The equation doesn’t solve for c since it’s on both sides of the equation, but in some cases can be evaluated iteratively. If you start with a random point \(c\) on the sphere you can update the estimate until it converges. In highly symmetric and degenerate cases this will fail to find the optimum, or cycle between points, but in many cases it will work.
Context
I found a few discussions of this problem but no actual solution. This question was inspired by a Notion Parrallax blog post. In there he suggests a few methods but he doesn’t actually solve it. There’s a GIS Stackexchange question on Calculating a Spherical Polygon Centroid. One of the answers references the paper Spherical Averages and Applications to Spherical Splines and Interpolation, by Buss and Fillmore, ACM Transactions on Graphics 20, 95126 (2001). However the paper gives a really complex derivation of what is essentially gradient descent (and they forget to multiply by a small step size) and I found it hard to follow. But this is very similar to finding the centroid of cosine similarity and we can take the same approach.
Solution
The extrema of average distance can be found using the method of Lagrange multipliers. The average square distance to a point c on the sphere is given by \(d(c) = \frac{1}{N} \sum_{i=1}^{N} \arccos^2\left( c \cdot p_i \right)\). Then the lagrangian that constrains c to the unit sphere is given by \(L(c, \lambda) = \sum_{i=1}^{N} \arccos^2\left( c \cdot p_i \right) + \lambda (1 - c \cdot c)\).

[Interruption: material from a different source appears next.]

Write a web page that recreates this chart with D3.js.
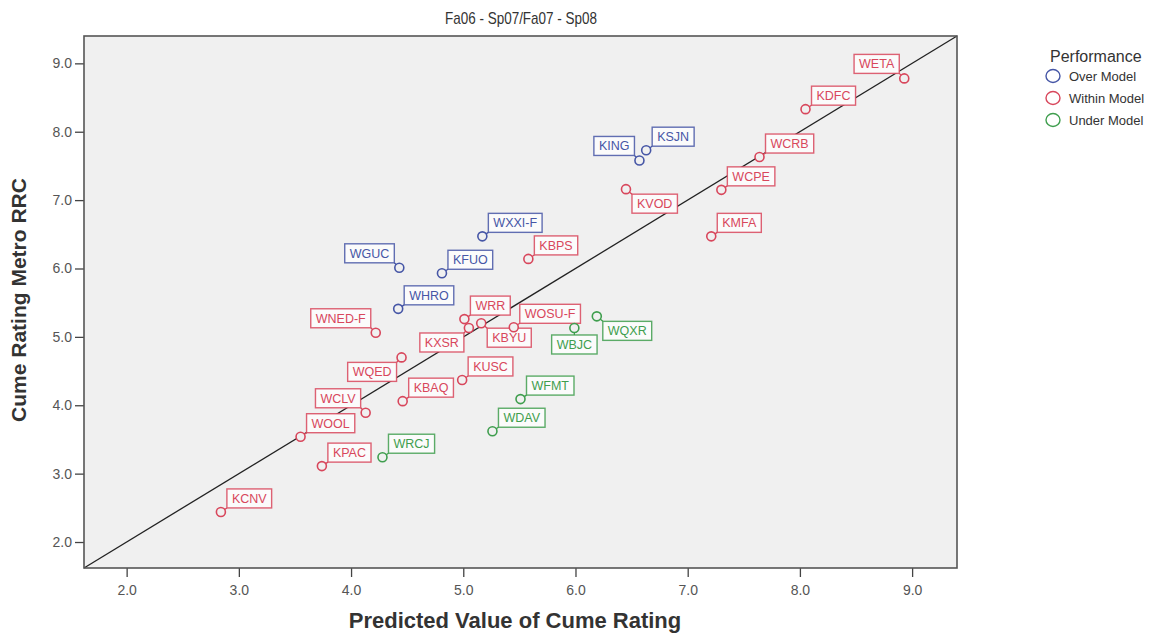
<!DOCTYPE html>
<html>
<head>
<meta charset="utf-8">
<script src="https://cdn.jsdelivr.net/npm/d3@7"></script>
<style>
  body { margin: 0; background: #fff; }
  svg { display: block; font-family: Arial, "Liberation Sans", sans-serif; }
</style>
</head>
<body>
<svg id="chart" width="1176" height="633"></svg>
<script>
const stations = ['WETA', 'KDFC', 'KSJN', 'KING', 'WCRB', 'KVOD', 'WCPE', 'KMFA', 'WXXI-F', 'KBPS',
  'WGUC', 'KFUO', 'WHRO', 'WNED-F', 'WRR', 'KXSR', 'KBYU', 'WOSU-F', 'WQXR', 'WBJC',
  'WQED', 'KUSC', 'KBAQ', 'WFMT', 'WCLV', 'WDAV', 'WOOL', 'WRCJ', 'KPAC', 'KCNV'];
const predicted = [8.93, 8.05, 6.63, 6.57, 7.64, 6.45, 7.30, 7.21, 5.17, 5.58,
  4.43, 4.81, 4.42, 4.22, 5.01, 5.05, 5.16, 5.45, 6.19, 5.99,
  4.45, 4.99, 4.46, 5.51, 4.13, 5.26, 3.55, 4.28, 3.74, 2.84];
const cumeRating = [8.78, 8.33, 7.73, 7.58, 7.63, 7.16, 7.15, 6.47, 6.47, 6.14,
  6.01, 5.93, 5.41, 5.06, 5.26, 5.13, 5.20, 5.14, 5.30, 5.13,
  4.70, 4.37, 4.06, 4.09, 3.89, 3.62, 3.54, 3.24, 3.11, 2.44];
const performance = ['Within', 'Within', 'Over', 'Over', 'Within', 'Within', 'Within', 'Within', 'Over', 'Within',
  'Over', 'Over', 'Over', 'Within', 'Within', 'Within', 'Within', 'Within', 'Under', 'Under',
  'Within', 'Within', 'Within', 'Under', 'Within', 'Under', 'Within', 'Under', 'Within', 'Within'];
// where the label box sits relative to its point
const labelSide = ['ul', 'ur', 'ur', 'ul', 'ur', 'lr', 'ur', 'ur', 'ur', 'ur',
  'ul', 'ur', 'ur', 'ul', 'ur', 'll', 'lr', 'ur', 'lr', 'b',
  'll', 'ur', 'ur', 'ur', 'ul', 'ur', 'ur', 'ur', 'ur', 'ur'];
const groups = ['Over', 'Within', 'Under'];
const groupLabels = ['Over Model', 'Within Model', 'Under Model'];
const ticks = [2, 3, 4, 5, 6, 7, 8, 9];

const color = d3.scaleOrdinal().domain(groups).range(['#4656a6', '#d8475c', '#3f9e4e']);

const svg = d3.select('#chart');
const plot = { left: 84, right: 957, top: 36, bottom: 568 };
const domain = [1.62, 9.4];
const x = d3.scaleLinear().domain(domain).range([plot.left, plot.right]);
const y = d3.scaleLinear().domain(domain).range([plot.bottom, plot.top]);

svg.append('rect')
  .attr('x', plot.left).attr('y', plot.top)
  .attr('width', plot.right - plot.left).attr('height', plot.bottom - plot.top)
  .attr('fill', '#f0f0f0');

// y = x reference line
svg.append('line')
  .attr('x1', x(domain[0])).attr('y1', y(domain[0]))
  .attr('x2', x(domain[1])).attr('y2', y(domain[1]))
  .attr('stroke', '#222').attr('stroke-width', 1.3);

const fmt = d3.format('.1f');
const xAxis = svg.append('g')
  .attr('transform', `translate(0,${plot.bottom})`)
  .call(d3.axisBottom(x).tickValues(ticks).tickFormat(fmt).tickSize(9).tickSizeOuter(0));
const yAxis = svg.append('g')
  .attr('transform', `translate(${plot.left},0)`)
  .call(d3.axisLeft(y).tickValues(ticks).tickFormat(fmt).tickSize(9).tickSizeOuter(0));
[xAxis, yAxis].forEach((g) => {
  g.select('.domain').remove();
  g.selectAll('line').attr('stroke', '#444').attr('stroke-width', 1.3);
  g.selectAll('text').attr('fill', '#555').style('font-size', '14px')
    .style('font-family', 'Arial, "Liberation Sans", sans-serif');
});
xAxis.selectAll('text').attr('dy', '1.05em');
yAxis.selectAll('text').attr('x', -12);

svg.append('rect')
  .attr('x', plot.left).attr('y', plot.top)
  .attr('width', plot.right - plot.left).attr('height', plot.bottom - plot.top)
  .attr('fill', 'none').attr('stroke', '#555').attr('stroke-width', 1.6);

const data = stations.map((name, i) => ({
  name, px: predicted[i], cy: cumeRating[i], perf: performance[i], side: labelSide[i],
}));

const labels = svg.append('g')
  .selectAll('g')
  .data(data)
  .join('g');

labels.each(function (d) {
  const g = d3.select(this);
  const c = color(d.perf);
  const cx = x(d.px), cy = y(d.cy);
  const text = g.append('text')
    .text(d.name)
    .attr('fill', c)
    .style('font-size', '12.5px');
  const w = text.node().getComputedTextLength() + 10;
  const h = 19;
  let bx, by, kx, ky;
  if (d.side === 'ur') { bx = cx + 6; by = cy - 4 - h; kx = bx; ky = by + h; }
  if (d.side === 'ul') { bx = cx - 5 - w; by = cy - 5 - h; kx = bx + w; ky = by + h; }
  if (d.side === 'lr') { bx = cx + 6; by = cy + 5; kx = bx; ky = by; }
  if (d.side === 'll') { bx = cx - 5 - w; by = cy + 5; kx = bx + w; ky = by; }
  if (d.side === 'b') { bx = cx - w / 2; by = cy + 7; kx = cx; ky = by; }
  g.insert('rect', 'text')
    .attr('x', bx).attr('y', by).attr('width', w).attr('height', h)
    .attr('fill', '#fbfbfb').attr('stroke', c).attr('stroke-width', 1.4)
    .attr('stroke-opacity', 0.85);
  text.attr('x', bx + 5).attr('y', by + h / 2).attr('dy', '0.36em');
  g.append('line')
    .attr('x1', cx).attr('y1', cy).attr('x2', kx).attr('y2', ky)
    .attr('stroke', c).attr('stroke-width', 1.3);
  g.append('circle')
    .attr('cx', cx).attr('cy', cy).attr('r', 4.5)
    .attr('fill', '#f0f0f0').attr('stroke', c).attr('stroke-width', 1.6);
});

svg.append('text')
  .attr('x', 521).attr('y', 24)
  .attr('text-anchor', 'middle')
  .attr('fill', '#333')
  .attr('textLength', 152).attr('lengthAdjust', 'spacingAndGlyphs')
  .style('font-size', '17px')
  .style('font-family', '"Liberation Sans Narrow", "Arial Narrow", Arial, sans-serif')
  .text('Fa06 - Sp07/Fa07 - Sp08');

svg.append('text')
  .attr('x', 515).attr('y', 628)
  .attr('text-anchor', 'middle')
  .attr('fill', '#333')
  .style('font-size', '22px').style('font-weight', 'bold')
  .text('Predicted Value of Cume Rating');

svg.append('text')
  .attr('transform', 'translate(26,300) rotate(-90)')
  .attr('text-anchor', 'middle')
  .attr('fill', '#333')
  .style('font-size', '21px').style('font-weight', 'bold')
  .text('Cume Rating Metro RRC');

const legend = svg.append('g').attr('transform', 'translate(1046,0)');
legend.append('text')
  .attr('x', 4).attr('y', 62)
  .attr('fill', '#333')
  .style('font-size', '16px')
  .text('Performance');
const items = legend.selectAll('g.item')
  .data(groups)
  .join('g')
  .attr('class', 'item')
  .attr('transform', (d, i) => `translate(0,${76 + i * 22})`);
items.append('ellipse')
  .attr('cx', 7).attr('cy', 0).attr('rx', 7).attr('ry', 6.5)
  .attr('fill', 'none').attr('stroke', (d) => color(d)).attr('stroke-width', 1.4);
items.append('text')
  .attr('x', 23).attr('y', 0).attr('dy', '0.36em')
  .attr('fill', '#333')
  .style('font-size', '13px')
  .text((d, i) => groupLabels[i]);
</script>
</body>
</html>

Taking the partial derivatives (using arccos derivative) we get (where \(p_{ij}\) is a clumsy notation meaning the jth coordinate of the ith point):
\[\frac{\partial L}{\partial C_j}(c, \lambda) = - \sum_{i=1}^{N} \frac{2 \arccos(c \cdot p_i) p_{ij}}{\sqrt{1 - (c \cdot p_i)^2}} - 2 \lambda c_j\]
\[\frac{\partial L}{\partial \lambda}(c, \lambda) = 1 - c \cdot c\]
The extrema occur where these are 0, and in particular where \(c = k \sum_{i=1}^{N} \frac{p_i}{\sqrt{1 - (c \cdot p_i)^2}}\) where \(k=\frac{1}{\lambda}\) is a constant so that the normalisation constraint holds \(c \cdot c = 1\).
What’s not obvious to me is when this point will be the minimum, and when calculating it iteratively will converge. In some numerical experiments I’ve found when there’s an even number of points there are often multiple minima and the solution will cycle between them. It would be useful to have some criteria under which this converges.
Slava Andrejev, who provided corrections to this article, notes that the formula is well defined even where \(c = p_i\), and in fact the second order Taylor expansion of the weight is \(\frac{\arccos(x)}{\sqrt{1-x^2}} \approx (22 + x (2 x - 9)) / 15 + O((1-x)^3)\) is very good near \(x=1\).
Minimum Distance Solution
I originally made the mistake of calculating the minimum distance solution, which is analogous to the median (thanks to Slava Andrejev for pointing out this mistake). This is also a kind of Fréchet mean, but with the metric from the square root of the geodesic distance rather than the geodesic distance, so not a traditional centroid. In this case we want to minimise \(d(c) = \frac{1}{N} \sum_{i=1}^{N} \arccos\left( c \cdot p_i \right)\), and using the same argument we get the minimum at:
\[c = k \sum_{i=1}^{N} \frac{1}{\sqrt{1 - (c \cdot p_i)^2}} p_i\]
where k is a normalising constant so that c lies on the unit sphere. The weighting does not have the \(\arccos\) term and so it’s undefined for \(c = p_i\). Still in many experiments for a good \(c\) this will converge (and often converges for \(c=0\)).